__OBJECTIVE__
Repeat the lines exactly from the line that contains "Write the seaborn" through the line that contains "plt.rcParams['font.family'] = ['Liberation"; leave images out and add nothing.

__GIVEN RECORDS__
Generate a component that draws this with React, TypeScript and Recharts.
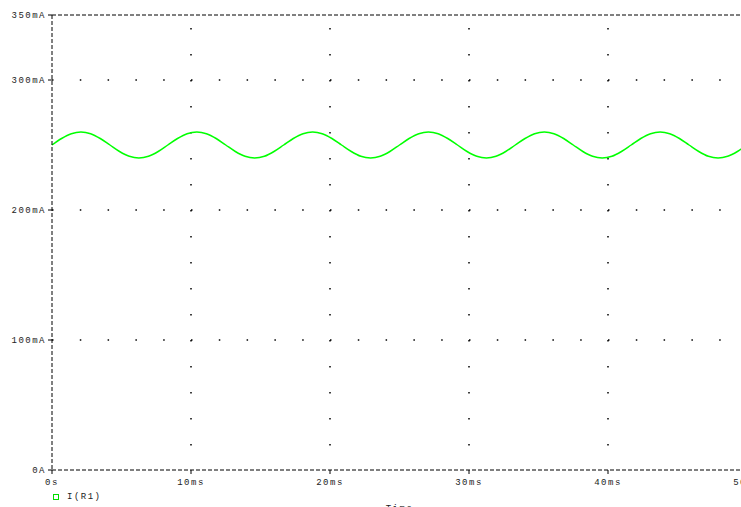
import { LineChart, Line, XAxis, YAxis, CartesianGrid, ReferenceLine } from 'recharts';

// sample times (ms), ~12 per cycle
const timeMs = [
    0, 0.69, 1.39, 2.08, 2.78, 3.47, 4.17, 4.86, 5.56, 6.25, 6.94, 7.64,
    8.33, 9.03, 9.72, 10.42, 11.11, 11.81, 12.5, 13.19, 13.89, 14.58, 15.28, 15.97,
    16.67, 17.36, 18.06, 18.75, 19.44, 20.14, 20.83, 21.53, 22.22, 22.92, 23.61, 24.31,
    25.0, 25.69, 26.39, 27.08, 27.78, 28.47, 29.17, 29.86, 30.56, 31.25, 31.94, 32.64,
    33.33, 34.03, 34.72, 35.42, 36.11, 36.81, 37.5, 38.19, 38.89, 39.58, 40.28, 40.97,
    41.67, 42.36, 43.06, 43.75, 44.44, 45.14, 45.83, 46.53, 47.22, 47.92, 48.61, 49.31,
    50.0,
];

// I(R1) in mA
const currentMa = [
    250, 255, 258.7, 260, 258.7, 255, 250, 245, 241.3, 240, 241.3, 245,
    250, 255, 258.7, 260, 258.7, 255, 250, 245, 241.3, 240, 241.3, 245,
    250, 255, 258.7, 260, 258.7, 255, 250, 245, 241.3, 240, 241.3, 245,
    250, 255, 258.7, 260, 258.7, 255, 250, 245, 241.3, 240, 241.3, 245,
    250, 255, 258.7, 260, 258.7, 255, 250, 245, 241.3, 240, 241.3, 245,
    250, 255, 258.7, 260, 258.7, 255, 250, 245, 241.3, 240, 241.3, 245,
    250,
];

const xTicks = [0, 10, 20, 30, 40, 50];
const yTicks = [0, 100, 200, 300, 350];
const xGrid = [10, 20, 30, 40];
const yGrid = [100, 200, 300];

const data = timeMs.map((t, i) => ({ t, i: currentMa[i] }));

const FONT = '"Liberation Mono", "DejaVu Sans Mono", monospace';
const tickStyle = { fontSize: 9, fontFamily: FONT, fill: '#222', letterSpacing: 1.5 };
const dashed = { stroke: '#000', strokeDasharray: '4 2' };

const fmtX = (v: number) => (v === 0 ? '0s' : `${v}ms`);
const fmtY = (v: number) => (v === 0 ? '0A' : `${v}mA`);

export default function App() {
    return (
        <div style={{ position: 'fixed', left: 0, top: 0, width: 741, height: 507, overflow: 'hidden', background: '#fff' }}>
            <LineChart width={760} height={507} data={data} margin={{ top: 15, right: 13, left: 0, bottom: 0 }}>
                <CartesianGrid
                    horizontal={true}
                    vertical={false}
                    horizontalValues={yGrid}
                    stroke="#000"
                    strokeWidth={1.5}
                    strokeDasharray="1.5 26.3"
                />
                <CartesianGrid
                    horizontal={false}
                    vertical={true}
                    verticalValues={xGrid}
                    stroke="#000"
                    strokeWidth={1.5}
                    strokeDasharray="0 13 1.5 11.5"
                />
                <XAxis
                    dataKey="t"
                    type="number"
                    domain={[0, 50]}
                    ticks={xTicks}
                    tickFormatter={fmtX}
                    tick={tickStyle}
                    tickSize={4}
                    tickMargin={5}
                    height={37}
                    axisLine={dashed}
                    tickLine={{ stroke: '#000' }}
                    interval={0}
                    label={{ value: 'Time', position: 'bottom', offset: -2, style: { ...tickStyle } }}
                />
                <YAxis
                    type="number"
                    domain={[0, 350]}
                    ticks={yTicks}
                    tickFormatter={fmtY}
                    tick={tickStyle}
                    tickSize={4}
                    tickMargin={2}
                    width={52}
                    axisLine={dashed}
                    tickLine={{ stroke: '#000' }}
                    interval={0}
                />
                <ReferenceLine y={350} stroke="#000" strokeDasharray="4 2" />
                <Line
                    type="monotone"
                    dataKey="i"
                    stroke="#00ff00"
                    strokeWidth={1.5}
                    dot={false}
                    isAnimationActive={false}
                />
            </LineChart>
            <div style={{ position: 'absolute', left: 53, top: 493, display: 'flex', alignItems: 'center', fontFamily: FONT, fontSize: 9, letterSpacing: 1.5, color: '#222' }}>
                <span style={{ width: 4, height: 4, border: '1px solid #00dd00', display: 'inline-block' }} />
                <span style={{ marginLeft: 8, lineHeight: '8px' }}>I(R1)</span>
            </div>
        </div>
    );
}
==
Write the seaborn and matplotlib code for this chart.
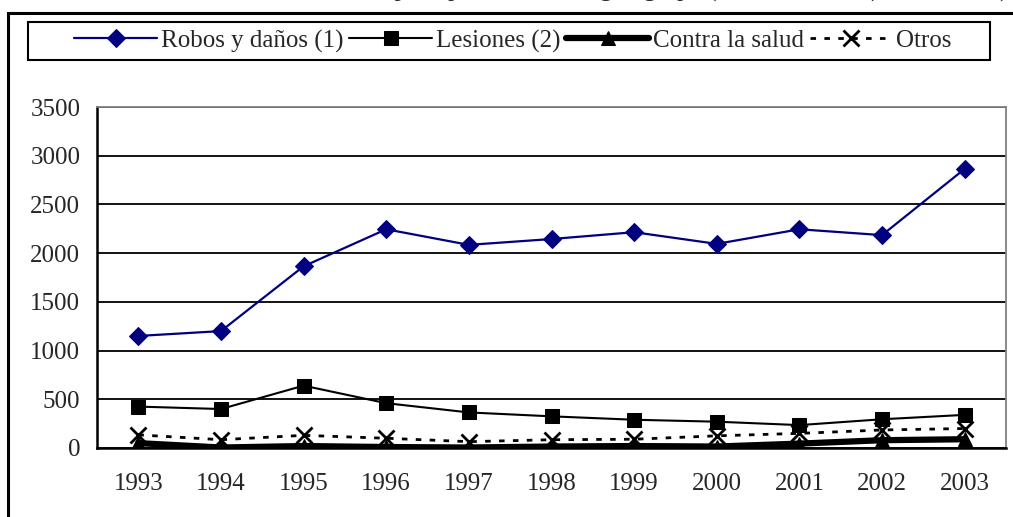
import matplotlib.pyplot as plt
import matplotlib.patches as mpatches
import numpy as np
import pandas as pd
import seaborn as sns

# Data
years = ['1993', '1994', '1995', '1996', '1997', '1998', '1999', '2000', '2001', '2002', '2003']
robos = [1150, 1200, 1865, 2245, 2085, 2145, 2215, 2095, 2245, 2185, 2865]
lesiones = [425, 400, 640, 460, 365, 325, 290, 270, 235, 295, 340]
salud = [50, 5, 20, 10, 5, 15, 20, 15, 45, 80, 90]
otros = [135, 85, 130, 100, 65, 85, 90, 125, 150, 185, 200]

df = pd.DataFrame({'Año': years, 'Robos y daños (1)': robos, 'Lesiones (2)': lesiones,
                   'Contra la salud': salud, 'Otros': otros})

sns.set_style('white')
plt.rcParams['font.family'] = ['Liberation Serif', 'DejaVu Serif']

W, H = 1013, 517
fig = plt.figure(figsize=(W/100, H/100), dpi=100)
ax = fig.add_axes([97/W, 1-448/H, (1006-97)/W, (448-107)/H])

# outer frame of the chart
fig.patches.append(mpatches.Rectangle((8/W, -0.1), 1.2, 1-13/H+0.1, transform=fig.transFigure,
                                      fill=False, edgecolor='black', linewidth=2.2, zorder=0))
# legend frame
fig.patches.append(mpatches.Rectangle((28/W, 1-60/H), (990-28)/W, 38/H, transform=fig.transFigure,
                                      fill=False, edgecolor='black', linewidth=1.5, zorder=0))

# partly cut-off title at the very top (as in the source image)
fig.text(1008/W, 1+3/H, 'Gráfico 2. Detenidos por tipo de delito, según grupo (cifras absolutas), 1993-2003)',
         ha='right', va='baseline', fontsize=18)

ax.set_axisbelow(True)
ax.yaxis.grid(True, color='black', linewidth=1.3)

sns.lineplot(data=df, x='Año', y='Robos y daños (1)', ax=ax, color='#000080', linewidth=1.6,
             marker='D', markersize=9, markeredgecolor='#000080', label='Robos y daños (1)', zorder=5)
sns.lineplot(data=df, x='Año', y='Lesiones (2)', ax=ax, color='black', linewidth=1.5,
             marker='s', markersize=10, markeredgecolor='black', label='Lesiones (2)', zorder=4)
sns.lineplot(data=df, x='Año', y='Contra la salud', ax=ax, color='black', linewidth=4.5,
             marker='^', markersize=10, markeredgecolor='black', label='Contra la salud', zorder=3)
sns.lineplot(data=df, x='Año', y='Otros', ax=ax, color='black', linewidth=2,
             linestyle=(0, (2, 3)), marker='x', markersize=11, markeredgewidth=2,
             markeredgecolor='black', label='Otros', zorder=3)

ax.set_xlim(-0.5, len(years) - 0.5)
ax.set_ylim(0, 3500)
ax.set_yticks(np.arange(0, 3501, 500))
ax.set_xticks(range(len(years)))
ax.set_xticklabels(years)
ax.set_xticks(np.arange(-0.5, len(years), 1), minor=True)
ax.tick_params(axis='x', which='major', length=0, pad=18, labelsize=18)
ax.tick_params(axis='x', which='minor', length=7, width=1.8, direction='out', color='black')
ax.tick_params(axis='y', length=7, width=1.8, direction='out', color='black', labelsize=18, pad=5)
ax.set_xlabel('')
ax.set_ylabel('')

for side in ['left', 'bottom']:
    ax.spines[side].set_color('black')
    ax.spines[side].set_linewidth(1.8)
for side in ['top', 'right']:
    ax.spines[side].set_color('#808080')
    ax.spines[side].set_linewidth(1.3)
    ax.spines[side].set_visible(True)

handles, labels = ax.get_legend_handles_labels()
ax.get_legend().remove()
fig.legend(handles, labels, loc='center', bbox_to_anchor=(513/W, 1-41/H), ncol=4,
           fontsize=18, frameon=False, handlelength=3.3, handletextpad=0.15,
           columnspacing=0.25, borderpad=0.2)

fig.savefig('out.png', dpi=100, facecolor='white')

__EXERCISE OUTPUT__
Write the seaborn and matplotlib code for this chart.
import matplotlib.pyplot as plt
import matplotlib.patches as mpatches
import numpy as np
import pandas as pd
import seaborn as sns

# Data
years = ['1993', '1994', '1995', '1996', '1997', '1998', '1999', '2000', '2001', '2002', '2003']
robos = [1150, 1200, 1865, 2245, 2085, 2145, 2215, 2095, 2245, 2185, 2865]
lesiones = [425, 400, 640, 460, 365, 325, 290, 270, 235, 295, 340]
salud = [50, 5, 20, 10, 5, 15, 20, 15, 45, 80, 90]
otros = [135, 85, 130, 100, 65, 85, 90, 125, 150, 185, 200]

df = pd.DataFrame({'Año': years, 'Robos y daños (1)': robos, 'Lesiones (2)': lesiones,
                   'Contra la salud': salud, 'Otros': otros})

sns.set_style('white')
plt.rcParams['font.family'] = ['Liberation Serif', 'DejaVu Serif']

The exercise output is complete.